Introduction: I didn’t want to write this blog

11 Feb

See, I’ve done the feminist blogging this before. Been there, done that, bought the incredibly disturbing t-shirt. (Or made. Whatever.) Ultimately I got burned out on blogging, converted the blog to a reference site, and hung up my blogging hat. I’ve been enjoying these last few months of not blogging, too. So what changed my mind? What made me hop back on the blogging bicycle? (Yes I’m mixing my metaphors. Shut up.)

Well, as the name of the blog might imply, I got pregnant. I’m a first time mom, so this is a pretty new experience for me. But as soon as I started telling people, I couldn’t help but feel weird about some of the things that started happening. My feminism senses were tingling again and I started getting the itch to write about it. Maybe online in some kind of irregularly published format… Like… a blog…

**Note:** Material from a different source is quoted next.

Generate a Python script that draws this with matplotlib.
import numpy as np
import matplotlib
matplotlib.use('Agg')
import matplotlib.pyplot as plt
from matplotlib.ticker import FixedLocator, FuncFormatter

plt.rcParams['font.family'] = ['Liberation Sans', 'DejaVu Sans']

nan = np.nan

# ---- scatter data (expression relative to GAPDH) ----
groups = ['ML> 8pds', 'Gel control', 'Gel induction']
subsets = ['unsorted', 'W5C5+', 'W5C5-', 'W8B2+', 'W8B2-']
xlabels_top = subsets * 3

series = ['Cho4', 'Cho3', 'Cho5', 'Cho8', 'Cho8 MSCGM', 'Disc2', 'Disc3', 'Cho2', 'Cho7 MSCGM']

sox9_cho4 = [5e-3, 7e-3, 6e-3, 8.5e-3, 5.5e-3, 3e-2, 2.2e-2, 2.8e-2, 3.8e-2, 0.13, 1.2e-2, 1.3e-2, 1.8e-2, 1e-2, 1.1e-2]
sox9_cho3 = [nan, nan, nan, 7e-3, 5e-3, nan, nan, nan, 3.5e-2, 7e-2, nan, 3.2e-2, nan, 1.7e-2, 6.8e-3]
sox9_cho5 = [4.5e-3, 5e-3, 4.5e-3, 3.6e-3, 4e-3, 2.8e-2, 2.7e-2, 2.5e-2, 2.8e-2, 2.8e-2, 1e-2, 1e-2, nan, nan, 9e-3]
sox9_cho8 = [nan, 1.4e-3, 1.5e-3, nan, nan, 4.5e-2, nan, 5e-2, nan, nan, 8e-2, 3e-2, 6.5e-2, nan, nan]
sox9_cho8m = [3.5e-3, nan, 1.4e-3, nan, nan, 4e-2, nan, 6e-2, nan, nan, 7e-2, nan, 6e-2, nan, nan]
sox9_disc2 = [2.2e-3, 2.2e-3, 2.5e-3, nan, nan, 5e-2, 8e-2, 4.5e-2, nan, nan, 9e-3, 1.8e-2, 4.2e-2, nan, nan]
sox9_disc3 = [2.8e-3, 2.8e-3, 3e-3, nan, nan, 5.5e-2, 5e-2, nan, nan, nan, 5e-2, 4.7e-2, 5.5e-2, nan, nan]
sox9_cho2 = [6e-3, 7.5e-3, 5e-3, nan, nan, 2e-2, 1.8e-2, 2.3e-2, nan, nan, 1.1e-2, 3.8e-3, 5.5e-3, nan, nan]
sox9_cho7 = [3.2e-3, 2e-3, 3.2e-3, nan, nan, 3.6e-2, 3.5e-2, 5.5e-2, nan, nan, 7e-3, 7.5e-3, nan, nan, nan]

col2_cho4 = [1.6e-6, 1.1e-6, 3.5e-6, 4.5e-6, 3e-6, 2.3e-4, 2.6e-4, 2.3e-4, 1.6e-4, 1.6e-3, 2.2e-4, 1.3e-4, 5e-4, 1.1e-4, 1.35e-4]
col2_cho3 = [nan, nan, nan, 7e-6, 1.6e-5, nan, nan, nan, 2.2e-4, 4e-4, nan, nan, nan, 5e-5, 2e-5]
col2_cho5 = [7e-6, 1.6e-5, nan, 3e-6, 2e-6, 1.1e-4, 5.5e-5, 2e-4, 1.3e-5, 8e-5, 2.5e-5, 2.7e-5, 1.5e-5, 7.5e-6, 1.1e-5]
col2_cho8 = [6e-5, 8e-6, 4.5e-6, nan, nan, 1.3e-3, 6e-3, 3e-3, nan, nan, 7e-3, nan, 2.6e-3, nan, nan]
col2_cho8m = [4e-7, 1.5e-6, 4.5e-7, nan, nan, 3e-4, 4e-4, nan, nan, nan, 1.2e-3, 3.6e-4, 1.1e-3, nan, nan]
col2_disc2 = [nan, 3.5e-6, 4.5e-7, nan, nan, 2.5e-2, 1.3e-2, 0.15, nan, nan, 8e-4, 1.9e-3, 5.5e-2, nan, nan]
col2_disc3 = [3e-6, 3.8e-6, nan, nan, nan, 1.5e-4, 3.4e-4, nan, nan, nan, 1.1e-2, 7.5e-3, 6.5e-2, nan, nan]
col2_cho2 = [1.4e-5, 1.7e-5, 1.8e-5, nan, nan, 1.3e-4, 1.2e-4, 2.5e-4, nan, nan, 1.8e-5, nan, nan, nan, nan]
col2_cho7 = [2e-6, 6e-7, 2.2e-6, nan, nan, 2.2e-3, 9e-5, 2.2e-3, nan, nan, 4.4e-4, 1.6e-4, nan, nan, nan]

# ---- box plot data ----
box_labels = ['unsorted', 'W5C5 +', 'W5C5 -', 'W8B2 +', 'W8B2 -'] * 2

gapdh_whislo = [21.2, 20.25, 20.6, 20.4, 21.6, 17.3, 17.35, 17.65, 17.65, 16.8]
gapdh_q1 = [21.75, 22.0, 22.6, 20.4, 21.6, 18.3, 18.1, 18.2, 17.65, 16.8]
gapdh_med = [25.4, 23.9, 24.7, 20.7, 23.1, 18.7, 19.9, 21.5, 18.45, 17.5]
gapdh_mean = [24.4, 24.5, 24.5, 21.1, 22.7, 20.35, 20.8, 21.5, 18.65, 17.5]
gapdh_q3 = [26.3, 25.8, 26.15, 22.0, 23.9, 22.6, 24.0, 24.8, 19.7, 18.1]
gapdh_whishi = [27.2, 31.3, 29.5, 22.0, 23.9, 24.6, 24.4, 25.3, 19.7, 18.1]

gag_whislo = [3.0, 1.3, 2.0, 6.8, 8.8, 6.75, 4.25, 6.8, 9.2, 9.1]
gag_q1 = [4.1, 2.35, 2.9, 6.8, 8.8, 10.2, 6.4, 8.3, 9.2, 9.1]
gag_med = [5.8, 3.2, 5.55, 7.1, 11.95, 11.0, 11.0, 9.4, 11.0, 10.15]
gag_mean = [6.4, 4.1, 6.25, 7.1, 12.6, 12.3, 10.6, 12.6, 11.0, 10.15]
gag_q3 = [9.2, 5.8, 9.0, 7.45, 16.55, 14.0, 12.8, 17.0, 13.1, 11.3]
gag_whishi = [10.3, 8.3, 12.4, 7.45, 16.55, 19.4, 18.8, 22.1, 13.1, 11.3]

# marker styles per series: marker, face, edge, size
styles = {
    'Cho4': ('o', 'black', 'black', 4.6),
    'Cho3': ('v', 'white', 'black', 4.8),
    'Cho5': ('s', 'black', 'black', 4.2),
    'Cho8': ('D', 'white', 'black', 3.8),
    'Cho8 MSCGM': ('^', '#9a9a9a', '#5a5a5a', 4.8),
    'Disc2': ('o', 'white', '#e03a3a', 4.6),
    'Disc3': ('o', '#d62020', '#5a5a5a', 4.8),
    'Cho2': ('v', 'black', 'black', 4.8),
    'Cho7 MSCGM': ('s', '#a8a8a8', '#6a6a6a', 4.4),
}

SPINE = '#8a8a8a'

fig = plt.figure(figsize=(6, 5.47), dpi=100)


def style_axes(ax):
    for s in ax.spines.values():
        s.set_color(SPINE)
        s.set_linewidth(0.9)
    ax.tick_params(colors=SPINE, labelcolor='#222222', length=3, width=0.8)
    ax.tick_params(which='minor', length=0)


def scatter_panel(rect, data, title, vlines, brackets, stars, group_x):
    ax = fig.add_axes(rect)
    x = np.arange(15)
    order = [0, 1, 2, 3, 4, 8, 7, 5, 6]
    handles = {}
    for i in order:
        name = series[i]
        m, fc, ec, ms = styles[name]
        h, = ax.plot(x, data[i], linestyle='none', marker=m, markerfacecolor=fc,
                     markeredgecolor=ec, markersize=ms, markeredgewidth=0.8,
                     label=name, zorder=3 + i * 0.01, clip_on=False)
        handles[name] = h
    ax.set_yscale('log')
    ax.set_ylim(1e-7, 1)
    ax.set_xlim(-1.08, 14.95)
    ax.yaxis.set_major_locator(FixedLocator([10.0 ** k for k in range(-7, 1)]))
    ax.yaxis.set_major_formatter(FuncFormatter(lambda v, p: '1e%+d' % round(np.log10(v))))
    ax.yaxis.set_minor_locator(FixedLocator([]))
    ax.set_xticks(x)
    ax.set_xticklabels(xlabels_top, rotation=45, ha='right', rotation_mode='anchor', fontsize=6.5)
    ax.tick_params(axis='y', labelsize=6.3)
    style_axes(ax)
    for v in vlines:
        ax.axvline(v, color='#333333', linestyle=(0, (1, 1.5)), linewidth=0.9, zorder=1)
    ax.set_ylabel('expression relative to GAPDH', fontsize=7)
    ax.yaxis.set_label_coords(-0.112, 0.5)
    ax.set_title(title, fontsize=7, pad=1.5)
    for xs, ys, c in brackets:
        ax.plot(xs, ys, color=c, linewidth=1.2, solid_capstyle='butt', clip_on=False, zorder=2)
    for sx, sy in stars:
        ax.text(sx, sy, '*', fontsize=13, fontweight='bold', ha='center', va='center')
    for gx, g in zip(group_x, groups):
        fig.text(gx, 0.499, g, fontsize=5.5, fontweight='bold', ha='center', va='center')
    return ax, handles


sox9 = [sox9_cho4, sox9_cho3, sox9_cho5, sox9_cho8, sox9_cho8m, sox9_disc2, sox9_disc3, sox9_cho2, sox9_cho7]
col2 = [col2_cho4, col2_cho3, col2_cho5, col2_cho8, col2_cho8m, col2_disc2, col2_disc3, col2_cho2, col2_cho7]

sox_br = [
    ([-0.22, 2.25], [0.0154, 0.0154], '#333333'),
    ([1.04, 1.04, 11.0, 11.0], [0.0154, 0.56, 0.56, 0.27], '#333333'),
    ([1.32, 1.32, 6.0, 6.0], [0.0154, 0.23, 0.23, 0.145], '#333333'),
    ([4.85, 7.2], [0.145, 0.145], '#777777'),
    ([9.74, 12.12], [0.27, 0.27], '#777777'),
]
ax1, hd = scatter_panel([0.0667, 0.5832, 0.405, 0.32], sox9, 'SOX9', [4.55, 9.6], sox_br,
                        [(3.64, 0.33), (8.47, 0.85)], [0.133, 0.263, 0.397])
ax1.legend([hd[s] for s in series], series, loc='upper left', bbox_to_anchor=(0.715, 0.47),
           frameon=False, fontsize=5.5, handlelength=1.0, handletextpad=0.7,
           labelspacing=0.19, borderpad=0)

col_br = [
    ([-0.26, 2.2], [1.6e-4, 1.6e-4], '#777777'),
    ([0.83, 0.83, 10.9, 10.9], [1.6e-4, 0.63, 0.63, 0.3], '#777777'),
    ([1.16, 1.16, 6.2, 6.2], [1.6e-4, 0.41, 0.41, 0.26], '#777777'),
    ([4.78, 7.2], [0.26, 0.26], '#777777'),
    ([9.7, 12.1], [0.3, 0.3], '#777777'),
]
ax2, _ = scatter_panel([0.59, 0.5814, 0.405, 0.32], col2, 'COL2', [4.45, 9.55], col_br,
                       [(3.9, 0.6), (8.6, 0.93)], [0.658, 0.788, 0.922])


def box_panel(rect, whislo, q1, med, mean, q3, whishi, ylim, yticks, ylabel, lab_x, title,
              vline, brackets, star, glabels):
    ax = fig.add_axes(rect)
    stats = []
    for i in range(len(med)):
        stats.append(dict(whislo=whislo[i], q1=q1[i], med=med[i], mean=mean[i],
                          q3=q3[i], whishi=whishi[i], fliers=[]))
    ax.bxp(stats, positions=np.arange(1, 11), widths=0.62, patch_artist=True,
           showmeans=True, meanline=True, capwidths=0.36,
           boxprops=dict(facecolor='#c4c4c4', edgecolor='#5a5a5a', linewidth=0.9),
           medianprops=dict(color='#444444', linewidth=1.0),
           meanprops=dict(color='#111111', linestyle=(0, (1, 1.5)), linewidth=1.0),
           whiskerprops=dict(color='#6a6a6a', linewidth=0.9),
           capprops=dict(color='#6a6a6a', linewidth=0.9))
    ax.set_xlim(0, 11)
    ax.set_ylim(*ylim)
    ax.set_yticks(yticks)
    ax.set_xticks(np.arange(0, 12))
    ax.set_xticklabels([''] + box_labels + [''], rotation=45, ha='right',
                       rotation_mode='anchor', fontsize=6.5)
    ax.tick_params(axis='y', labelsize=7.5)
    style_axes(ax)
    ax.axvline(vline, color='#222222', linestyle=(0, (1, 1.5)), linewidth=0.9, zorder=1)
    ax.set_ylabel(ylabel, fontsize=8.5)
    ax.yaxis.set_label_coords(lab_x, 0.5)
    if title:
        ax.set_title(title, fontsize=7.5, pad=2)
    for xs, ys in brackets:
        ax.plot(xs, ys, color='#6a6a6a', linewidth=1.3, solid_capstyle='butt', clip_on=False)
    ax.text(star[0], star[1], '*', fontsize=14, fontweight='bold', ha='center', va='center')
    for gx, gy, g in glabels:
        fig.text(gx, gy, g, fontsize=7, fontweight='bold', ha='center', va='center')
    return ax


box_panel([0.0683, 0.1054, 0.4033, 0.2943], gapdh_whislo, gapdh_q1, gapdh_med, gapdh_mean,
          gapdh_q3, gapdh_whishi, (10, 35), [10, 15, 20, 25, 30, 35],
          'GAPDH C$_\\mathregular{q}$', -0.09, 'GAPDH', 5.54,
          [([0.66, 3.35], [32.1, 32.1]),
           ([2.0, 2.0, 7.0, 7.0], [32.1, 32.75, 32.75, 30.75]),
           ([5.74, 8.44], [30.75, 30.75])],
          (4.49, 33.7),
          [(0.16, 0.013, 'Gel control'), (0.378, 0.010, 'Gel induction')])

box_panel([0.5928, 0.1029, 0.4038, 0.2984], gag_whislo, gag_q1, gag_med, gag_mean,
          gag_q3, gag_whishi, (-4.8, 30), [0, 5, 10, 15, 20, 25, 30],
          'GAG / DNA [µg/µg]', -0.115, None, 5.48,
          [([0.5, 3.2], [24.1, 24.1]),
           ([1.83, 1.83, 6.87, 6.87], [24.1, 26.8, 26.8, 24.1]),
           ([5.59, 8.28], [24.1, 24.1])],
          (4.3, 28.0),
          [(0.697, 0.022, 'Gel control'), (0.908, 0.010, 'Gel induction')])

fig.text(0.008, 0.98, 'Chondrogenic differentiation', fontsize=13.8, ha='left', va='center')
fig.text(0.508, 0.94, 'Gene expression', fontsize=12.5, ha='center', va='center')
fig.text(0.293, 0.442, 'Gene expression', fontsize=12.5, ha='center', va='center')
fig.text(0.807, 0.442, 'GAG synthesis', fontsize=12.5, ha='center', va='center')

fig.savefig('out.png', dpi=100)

But no! That way lay madness! So I repressed the urge. I wasn’t going to blog about feminism again. I wasn’t! …obviously that didn’t last. So what happened? Well, two things.

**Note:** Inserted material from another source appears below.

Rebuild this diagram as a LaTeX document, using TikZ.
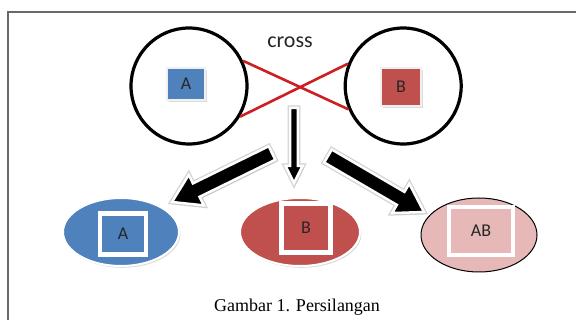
\documentclass[tikz,border=0pt]{standalone}
\usepackage{fontspec}
\setmainfont{Liberation Serif}
\setsansfont{Carlito}
\usepackage{tikz}
\usetikzlibrary{positioning,shapes.geometric,shadows,calc}
\definecolor{warnabiru}{RGB}{79,129,189}
\definecolor{warnamerah}{RGB}{192,80,77}
\definecolor{warnamerahmuda}{RGB}{230,185,184}
\definecolor{warnagaris}{RGB}{205,30,35}
\definecolor{warnaabu}{RGB}{105,105,105}

\begin{document}
\begin{tikzpicture}[x=1pt, y=-1pt,
  lingkaran/.style={circle, draw=black, line width=3.2pt, minimum size=116pt, inner sep=0pt},
  bayangan/.style={drop shadow={shadow xshift=1.5pt, shadow yshift=-1.8pt, fill=gray!55}},
  kotakkecil/.style={rectangle, fill=#1, draw=gray!12, line width=2.5pt, bayangan,
                     font=\sffamily\fontsize{18}{20}\selectfont, text=black!85},
  kotakdalam/.style={rectangle, fill=#1, draw=white, line width=4.5pt, bayangan,
                     font=\sffamily\fontsize{18}{20}\selectfont, text=black!85},
  elips/.style={ellipse, minimum width=116pt, minimum height=68pt, inner sep=0pt},
  panah/.style={fill=black, draw=white, line width=2.5pt, line join=miter,
                preaction={draw=gray!35, line width=5pt}, bayangan},
  silang/.style={draw=warnagaris, line width=2.6pt}
]
  \useasboundingbox (0,0) rectangle (576,320);
  \draw[warnaabu, line width=1.5pt] (8,320) -- (8,12) -- (576,12);

  % induk
  \node[lingkaran] (indukA) at (189,86) {};
  \node[lingkaran, right=95pt of indukA] (indukB) {};
  \node[kotakkecil=warnabiru, minimum width=38pt, minimum height=32pt] (kotakA) at (186,84) {A};
  \node[kotakkecil=warnamerah, minimum width=40pt, minimum height=38pt] (kotakB) at (401,87) {B};
  \node[font=\sffamily\fontsize{22}{26}\selectfont, text=black!85] (teks) at (290,42) {cross};

  \draw[silang] (indukA.25) -- (indukB.203);
  \draw[silang] (indukA.-31) -- (indukB.158);

  % keturunan
  \node[elips, fill=warnabiru, draw=white, line width=2pt, bayangan] (anakA) at (121,232) {};
  \node[elips, fill=warnamerah, draw=white, line width=2pt, bayangan, minimum width=120pt] (anakB) at (300,232) {};
  \node[elips, fill=warnamerahmuda, draw=black, line width=1pt, minimum height=74pt] (anakAB) at (479,235) {};
  \node[kotakdalam=warnabiru, minimum width=46pt, minimum height=41pt] (dalamA) at (123,234) {A};
  \node[kotakdalam=warnamerah, minimum width=49pt, minimum height=49pt] (dalamB) at (306,228) {B};
  \node[kotakdalam=warnamerahmuda, minimum width=64pt, minimum height=48pt] (dalamAB) at (481,231) {AB};

  % panah
  \coordinate (awalkiri) at (272,153);
  \coordinate (ujungkiri) at (172,202);
  \coordinate (awaltengah) at (294,108);
  \coordinate (ujungtengah) at (294,183);
  \coordinate (awalkanan) at (328,156);
  \coordinate (ujungkanan) at (424,212);
  \foreach \awal/\ujung/\w/\h/\L in {awalkiri/ujungkiri/7.5/17/27,
                                     awaltengah/ujungtengah/3.8/8.5/17,
                                     awalkanan/ujungkanan/7.5/17/27}{
    \coordinate (leher) at ($(\ujung)!\L pt!(\awal)$);
    \filldraw[panah] ($(\awal)!\w pt!90:(\ujung)$) -- ($(leher)!\w pt!90:(\ujung)$)
      -- ($(leher)!\h pt!90:(\ujung)$) -- (\ujung) -- ($(leher)!\h pt!-90:(\ujung)$)
      -- ($(leher)!\w pt!-90:(\ujung)$) -- ($(\awal)!\w pt!-90:(\ujung)$) -- cycle;
  }

  \node[font=\fontsize{18}{22}\selectfont] (judul) at (297,307) {Gambar 1. Persilangan};
\end{tikzpicture}
\end{document}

1) Last week I finally announced to all my friends that I was pregnant at a large party. A male friend congratulated me, then observed that I’d now get to deal with people judging me about every decision I make through the rest of my pregnancy and beyond.

And it was true! So true! Within about twenty minutes of telling my co-workers (previous to the party), one of them scolded me quite harshly when I confessed that I’m not sure I want to be pregnant again after this pregnancy, since it’s been a rough first trimester. “DON’T YOU DARE,” she told me, and then proceeded to lecture me about how awful it is to be an only child. Even at the party, people made comments casually assuming what decisions I would be making regarding the baby like “but you’ll be breast-feeding by then” or “you’ll still be home with the baby at that point”.

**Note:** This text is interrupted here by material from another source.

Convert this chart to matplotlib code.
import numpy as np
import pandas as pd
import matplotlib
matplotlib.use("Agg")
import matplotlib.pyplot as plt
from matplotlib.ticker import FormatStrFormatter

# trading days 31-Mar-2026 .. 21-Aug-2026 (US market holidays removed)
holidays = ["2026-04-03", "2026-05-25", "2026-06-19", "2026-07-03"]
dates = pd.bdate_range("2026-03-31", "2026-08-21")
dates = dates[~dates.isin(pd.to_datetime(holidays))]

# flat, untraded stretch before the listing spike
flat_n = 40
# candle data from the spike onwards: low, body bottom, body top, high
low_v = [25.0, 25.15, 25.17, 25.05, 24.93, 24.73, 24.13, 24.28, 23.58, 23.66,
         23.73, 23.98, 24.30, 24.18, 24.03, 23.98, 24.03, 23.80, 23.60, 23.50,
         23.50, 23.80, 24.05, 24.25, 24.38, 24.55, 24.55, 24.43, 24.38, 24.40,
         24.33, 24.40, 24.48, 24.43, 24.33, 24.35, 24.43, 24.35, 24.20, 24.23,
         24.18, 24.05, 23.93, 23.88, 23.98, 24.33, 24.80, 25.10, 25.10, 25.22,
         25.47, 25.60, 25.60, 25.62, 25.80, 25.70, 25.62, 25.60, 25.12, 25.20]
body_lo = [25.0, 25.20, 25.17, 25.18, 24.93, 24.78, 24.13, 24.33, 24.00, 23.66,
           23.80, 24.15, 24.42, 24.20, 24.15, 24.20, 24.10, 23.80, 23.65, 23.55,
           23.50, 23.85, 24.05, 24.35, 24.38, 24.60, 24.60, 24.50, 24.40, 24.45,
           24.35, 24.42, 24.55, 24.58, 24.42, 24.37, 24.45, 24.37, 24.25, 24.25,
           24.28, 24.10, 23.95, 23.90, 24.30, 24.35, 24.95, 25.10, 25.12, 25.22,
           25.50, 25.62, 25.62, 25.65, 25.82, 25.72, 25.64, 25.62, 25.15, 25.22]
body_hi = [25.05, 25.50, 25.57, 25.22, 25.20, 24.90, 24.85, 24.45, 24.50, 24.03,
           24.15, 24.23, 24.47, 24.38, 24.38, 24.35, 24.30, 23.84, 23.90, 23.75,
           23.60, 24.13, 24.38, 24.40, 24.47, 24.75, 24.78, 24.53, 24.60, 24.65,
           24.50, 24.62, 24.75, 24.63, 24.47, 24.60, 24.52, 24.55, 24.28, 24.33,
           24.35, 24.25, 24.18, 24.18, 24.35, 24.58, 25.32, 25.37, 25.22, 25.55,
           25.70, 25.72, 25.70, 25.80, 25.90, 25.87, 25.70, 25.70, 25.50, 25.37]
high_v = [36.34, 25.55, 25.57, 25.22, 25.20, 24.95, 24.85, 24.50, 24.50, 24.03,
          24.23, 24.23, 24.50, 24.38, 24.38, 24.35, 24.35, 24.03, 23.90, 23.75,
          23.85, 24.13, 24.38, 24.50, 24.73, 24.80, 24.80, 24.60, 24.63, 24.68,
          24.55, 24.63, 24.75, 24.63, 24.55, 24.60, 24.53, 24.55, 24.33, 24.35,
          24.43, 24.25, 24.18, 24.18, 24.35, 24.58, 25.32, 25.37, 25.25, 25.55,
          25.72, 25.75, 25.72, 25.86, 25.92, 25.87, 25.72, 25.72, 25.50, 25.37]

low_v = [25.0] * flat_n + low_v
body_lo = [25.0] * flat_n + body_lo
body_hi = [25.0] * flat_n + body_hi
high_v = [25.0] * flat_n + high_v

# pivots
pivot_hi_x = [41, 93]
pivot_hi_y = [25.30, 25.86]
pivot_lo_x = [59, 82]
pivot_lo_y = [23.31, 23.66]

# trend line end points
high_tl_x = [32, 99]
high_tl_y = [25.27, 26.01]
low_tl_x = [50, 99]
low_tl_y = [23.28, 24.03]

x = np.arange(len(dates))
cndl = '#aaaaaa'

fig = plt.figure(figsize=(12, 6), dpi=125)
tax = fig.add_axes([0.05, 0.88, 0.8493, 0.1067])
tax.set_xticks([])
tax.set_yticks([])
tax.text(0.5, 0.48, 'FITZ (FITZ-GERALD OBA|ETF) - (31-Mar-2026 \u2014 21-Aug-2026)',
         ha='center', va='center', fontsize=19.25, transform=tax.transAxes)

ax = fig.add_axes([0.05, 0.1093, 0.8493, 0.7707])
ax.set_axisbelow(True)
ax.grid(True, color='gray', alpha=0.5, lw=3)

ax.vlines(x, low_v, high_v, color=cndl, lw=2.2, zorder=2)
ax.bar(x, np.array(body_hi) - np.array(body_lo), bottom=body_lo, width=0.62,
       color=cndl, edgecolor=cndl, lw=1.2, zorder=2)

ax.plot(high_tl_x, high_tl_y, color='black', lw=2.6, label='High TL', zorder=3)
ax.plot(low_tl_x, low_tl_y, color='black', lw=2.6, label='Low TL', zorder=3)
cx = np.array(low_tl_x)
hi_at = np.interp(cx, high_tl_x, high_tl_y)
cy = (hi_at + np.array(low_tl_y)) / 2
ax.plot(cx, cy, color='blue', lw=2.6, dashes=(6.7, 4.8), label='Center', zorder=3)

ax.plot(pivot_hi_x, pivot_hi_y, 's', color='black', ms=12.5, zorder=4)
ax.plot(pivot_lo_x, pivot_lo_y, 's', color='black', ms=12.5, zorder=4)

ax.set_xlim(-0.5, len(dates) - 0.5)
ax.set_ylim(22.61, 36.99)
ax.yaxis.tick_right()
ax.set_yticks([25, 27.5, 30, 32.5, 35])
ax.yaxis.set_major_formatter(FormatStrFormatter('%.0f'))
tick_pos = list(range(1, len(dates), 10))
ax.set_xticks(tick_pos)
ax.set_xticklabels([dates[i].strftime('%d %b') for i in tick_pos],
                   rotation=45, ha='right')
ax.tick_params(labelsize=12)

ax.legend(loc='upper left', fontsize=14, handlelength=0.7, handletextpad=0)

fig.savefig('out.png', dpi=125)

What is it about being pregnant that strips away your autonomy to make decisions about your baby’s future? Seriously, people. I almost wanted to start a blog right there and then so I could write about how messed up that is. (Though let’s be clear. I know that my friends were very well-intentioned and didn’t intend any offense.)

2) Reflecting on some of this stuff, I posted on facebook that I was thinking about starting a blog and oh god someone talk me out of it nooooowwww. The response I got was… well… not exactly what I was looking for:

…and on in that vein. So here I am, giving in to the inevitable. To the male friend who made the incredibly accurate observation at the party (you know who you are) and to the friends who didn’t talk me out of this: this is all your fault.

So what can I expect?

For those of you coming from Go Make Me A Sandwich, I’m going to moderate comments extremely heavily. This is a much more personal blog about a personal experience that happens to be written from a feminist perspective. My tolerance for trolling, or even snark, will be very low. Also, don’t expect huge, well-researched posts. For the most part you’ll get feminist rambling with a side of sarcasm. My intention is absolutely not to make this yet another ‘oh god pregnancy is hard whinypants’ blog. The internet has enough of those, thanks.

I’m not sure how often I’ll post, but I imagine I have more to say on the subject that I think I do. (That’s how it happened last time.) I also may or may not continue the blog after the baby is born. We’ll see. I’m pretty much playing this by ear.